Exercise prompt: Quote word for word the lines below, beginning with the first and ending with the one that has "d3.scaleLinear().domain([0.45, 1.051]).range([444, 40]);". Drop the pictures.

**** Data records ****

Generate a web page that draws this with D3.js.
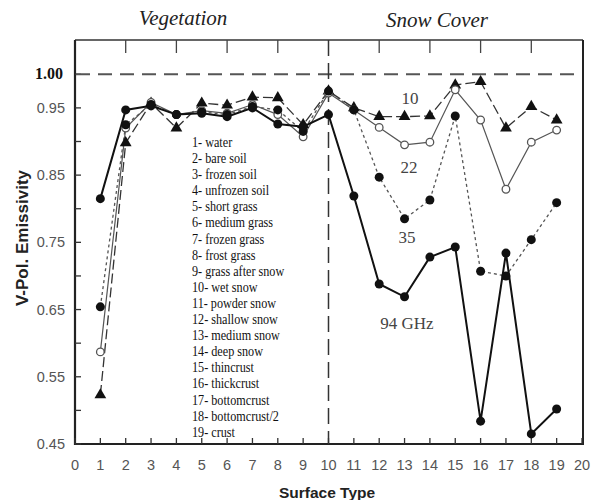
<!DOCTYPE html>
<html>
<head>
<meta charset="utf-8">
<script src="https://cdn.jsdelivr.net/npm/d3@7"></script>
<style>
  body { margin: 0; background: #fff; }
  svg { display: block; }
</style>
</head>
<body>
<div id="chart"></div>
<script>
const WIDTH = 592, HEIGHT = 500;

// surface types 1..19
const surfaceTypes = d3.range(1, 20);
const legendLabels = ["water", "bare soil", "frozen soil", "unfrozen soil", "short grass", "medium grass",
  "frozen grass", "frost grass", "grass after snow", "wet snow", "powder snow", "shallow snow",
  "medium snow", "deep snow", "thincrust", "thickcrust", "bottomcrust", "bottomcrust/2", "crust"];

// emissivity per frequency
const ghz10 = [0.523, 0.898, 0.957, 0.920, 0.957, 0.954, 0.966, 0.965, 0.925, 0.975,
  0.950, 0.937, 0.937, 0.938, 0.984, 0.989, 0.920, 0.952, 0.932];
const ghz22 = [0.587, 0.920, 0.958, 0.940, 0.946, 0.942, 0.955, 0.940, 0.907, 0.972,
  0.947, 0.921, 0.895, 0.899, 0.977, 0.932, 0.829, 0.899, 0.917];
const ghz35 = [0.654, 0.925, 0.955, 0.940, 0.944, 0.940, 0.952, 0.947, 0.915, 0.975,
  0.947, 0.847, 0.785, 0.813, 0.938, 0.707, 0.700, 0.754, 0.809];
const ghz94 = [0.815, 0.947, 0.953, 0.940, 0.942, 0.937, 0.950, 0.926, 0.922, 0.940,
  0.819, 0.688, 0.669, 0.728, 0.743, 0.484, 0.734, 0.465, 0.502];

const yTicks = [0.45, 0.55, 0.65, 0.75, 0.85, 0.95];
const xTicks = d3.range(0, 21);

const svg = d3.select("#chart").append("svg").attr("width", WIDTH).attr("height", HEIGHT);

const x = d3.scaleLinear().domain([0, 20]).range([75, 582]);
const y = d3.scaleLinear().domain([0.45, 1.051]).range([444, 40]);

// section titles
svg.append("text").attr("x", 183).attr("y", 25).attr("text-anchor", "middle")
  .style("font-family", "Liberation Serif").style("font-style", "italic").style("font-size", "21px")
  .attr("fill", "#222").text("Vegetation");
svg.append("text").attr("x", 437).attr("y", 27).attr("text-anchor", "middle")
  .style("font-family", "Liberation Serif").style("font-style", "italic").style("font-size", "21px")
  .attr("fill", "#222").text("Snow Cover");

// frame
svg.append("line").attr("x1", 75).attr("x2", 583).attr("y1", 40).attr("y2", 40).attr("stroke", "#333").attr("stroke-width", 1.5);
svg.append("line").attr("x1", 583).attr("x2", 583).attr("y1", 40).attr("y2", 444).attr("stroke", "#222").attr("stroke-width", 2);
svg.append("line").attr("x1", 75).attr("x2", 75).attr("y1", 40).attr("y2", 445).attr("stroke", "#222").attr("stroke-width", 2.2);
svg.append("line").attr("x1", 74).attr("x2", 584).attr("y1", 444).attr("y2", 444).attr("stroke", "#222").attr("stroke-width", 2.2);

// ticks
const tickVals = d3.range(0.45, 1.001, 0.05);
svg.selectAll(".ly").data(tickVals).enter().append("line")
  .attr("x1", 75).attr("x2", 81).attr("y1", d => y(d)).attr("y2", d => y(d))
  .attr("stroke", "#333").attr("stroke-width", 1.3);
svg.selectAll(".bx").data(xTicks).enter().append("line")
  .attr("x1", d => x(d)).attr("x2", d => x(d)).attr("y1", 444).attr("y2", 438)
  .attr("stroke", "#333").attr("stroke-width", 1.3);
svg.selectAll(".tx").data([2, 4, 6, 8, 12, 14, 16, 18]).enter().append("line")
  .attr("x1", d => x(d)).attr("x2", d => x(d)).attr("y1", 40).attr("y2", 53)
  .attr("stroke", "#444").attr("stroke-width", 1.3);

// tick labels
svg.selectAll(".yl").data(yTicks).enter().append("text")
  .attr("x", 65).attr("y", d => y(d) + 5).attr("text-anchor", "end")
  .style("font-family", "Liberation Sans").style("font-size", "14.5px").attr("fill", "#555")
  .text(d => d3.format(".2f")(d));
svg.append("text").attr("x", 63).attr("y", y(1.0) + 5).attr("text-anchor", "end")
  .style("font-family", "Liberation Serif").style("font-weight", "bold").style("font-size", "16px")
  .attr("fill", "#111").text("1.00");
svg.selectAll(".xl").data(xTicks).enter().append("text")
  .attr("x", d => x(d)).attr("y", 470).attr("text-anchor", "middle")
  .style("font-family", "Liberation Sans").style("font-size", "14.5px").attr("fill", "#555")
  .text(d => d);

// axis titles
svg.append("text").attr("x", 327).attr("y", 498).attr("text-anchor", "middle")
  .style("font-family", "Liberation Sans").style("font-weight", "bold").style("font-size", "15.5px")
  .attr("fill", "#222").text("Surface Type");
svg.append("text").attr("transform", "translate(28,238) rotate(-90)").attr("text-anchor", "middle")
  .style("font-family", "Liberation Sans").style("font-weight", "bold").style("font-size", "17px")
  .attr("fill", "#222").text("V-Pol. Emissivity");

// reference dashes
svg.append("line").attr("x1", 76).attr("x2", 582).attr("y1", y(1.0)).attr("y2", y(1.0))
  .attr("stroke", "#555").attr("stroke-width", 2).attr("stroke-dasharray", "14,8");
svg.append("line").attr("x1", x(10)).attr("x2", x(10)).attr("y1", 40).attr("y2", 443)
  .attr("stroke", "#333").attr("stroke-width", 1.5).attr("stroke-dasharray", "16,7");

// legend
const legend = svg.append("g").attr("transform", "translate(192,0) scale(0.84,1)");
legend.selectAll("text").data(legendLabels).enter().append("text")
  .attr("x", 0).attr("y", (d, i) => 147 + i * 16.1)
  .style("font-family", "Liberation Serif").style("font-size", "14.5px").attr("fill", "#111")
  .text((d, i) => (i + 1) + "- " + d);

// series
const line = d3.line().x((d, i) => x(surfaceTypes[i])).y(d => y(d));

svg.append("path").datum(ghz10).attr("d", line).attr("fill", "none")
  .attr("stroke", "#333").attr("stroke-width", 1.3).attr("stroke-dasharray", "10,4");
svg.append("path").datum(ghz22).attr("d", line).attr("fill", "none")
  .attr("stroke", "#555").attr("stroke-width", 1.2);
svg.append("path").datum(ghz35).attr("d", line).attr("fill", "none")
  .attr("stroke", "#555").attr("stroke-width", 1.3).attr("stroke-dasharray", "3,3");
svg.append("path").datum(ghz94).attr("d", line).attr("fill", "none")
  .attr("stroke", "#111").attr("stroke-width", 2);

const tri = d3.symbol().type(d3.symbolTriangle).size(60);
svg.selectAll(".m10").data(ghz10).enter().append("path")
  .attr("d", tri).attr("transform", (d, i) => "translate(" + x(surfaceTypes[i]) + "," + y(d) + ")")
  .attr("fill", "#111");
svg.selectAll(".m22").data(ghz22).enter().append("circle")
  .attr("cx", (d, i) => x(surfaceTypes[i])).attr("cy", d => y(d)).attr("r", 3.8)
  .attr("fill", "#fff").attr("stroke", "#555").attr("stroke-width", 1.3);
svg.selectAll(".m35").data(ghz35).enter().append("circle")
  .attr("cx", (d, i) => x(surfaceTypes[i])).attr("cy", d => y(d)).attr("r", 4.5)
  .attr("fill", "#111");
svg.selectAll(".m94").data(ghz94).enter().append("circle")
  .attr("cx", (d, i) => x(surfaceTypes[i])).attr("cy", d => y(d)).attr("r", 4.5)
  .attr("fill", "#111");

// frequency labels
const freqLabels = [["10", 410, 104], ["22", 409, 173], ["35", 407, 243], ["94 GHz", 407, 329]];
svg.selectAll(".fl").data(freqLabels).enter().append("text")
  .attr("x", d => d[1]).attr("y", d => d[2]).attr("text-anchor", "middle")
  .style("font-family", "Liberation Serif").style("font-size", "17px").attr("fill", "#444")
  .text(d => d[0]);
</script>
</body>
</html>
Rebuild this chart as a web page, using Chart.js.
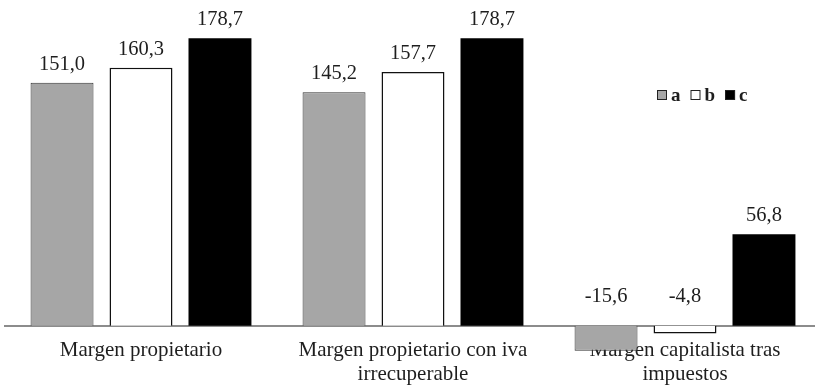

****

Task answer:
Generate a web page that draws this with D3.js.
<!DOCTYPE html>
<html>
<head>
<meta charset="utf-8">
<script src="https://cdn.jsdelivr.net/npm/d3@7"></script>
<style>
  body { margin: 0; background: #fff; }
  svg { display: block; }
</style>
</head>
<body>
<div id="chart"></div>
<script>
const WIDTH = 592, HEIGHT = 500;

// surface types 1..19
const surfaceTypes = d3.range(1, 20);
const legendLabels = ["water", "bare soil", "frozen soil", "unfrozen soil", "short grass", "medium grass",
  "frozen grass", "frost grass", "grass after snow", "wet snow", "powder snow", "shallow snow",
  "medium snow", "deep snow", "thincrust", "thickcrust", "bottomcrust", "bottomcrust/2", "crust"];

// emissivity per frequency
const ghz10 = [0.523, 0.898, 0.957, 0.920, 0.957, 0.954, 0.966, 0.965, 0.925, 0.975,
  0.950, 0.937, 0.937, 0.938, 0.984, 0.989, 0.920, 0.952, 0.932];
const ghz22 = [0.587, 0.920, 0.958, 0.940, 0.946, 0.942, 0.955, 0.940, 0.907, 0.972,
  0.947, 0.921, 0.895, 0.899, 0.977, 0.932, 0.829, 0.899, 0.917];
const ghz35 = [0.654, 0.925, 0.955, 0.940, 0.944, 0.940, 0.952, 0.947, 0.915, 0.975,
  0.947, 0.847, 0.785, 0.813, 0.938, 0.707, 0.700, 0.754, 0.809];
const ghz94 = [0.815, 0.947, 0.953, 0.940, 0.942, 0.937, 0.950, 0.926, 0.922, 0.940,
  0.819, 0.688, 0.669, 0.728, 0.743, 0.484, 0.734, 0.465, 0.502];

const yTicks = [0.45, 0.55, 0.65, 0.75, 0.85, 0.95];
const xTicks = d3.range(0, 21);

const svg = d3.select("#chart").append("svg").attr("width", WIDTH).attr("height", HEIGHT);

const x = d3.scaleLinear().domain([0, 20]).range([75, 582]);
const y = d3.scaleLinear().domain([0.45, 1.051]).range([444, 40]);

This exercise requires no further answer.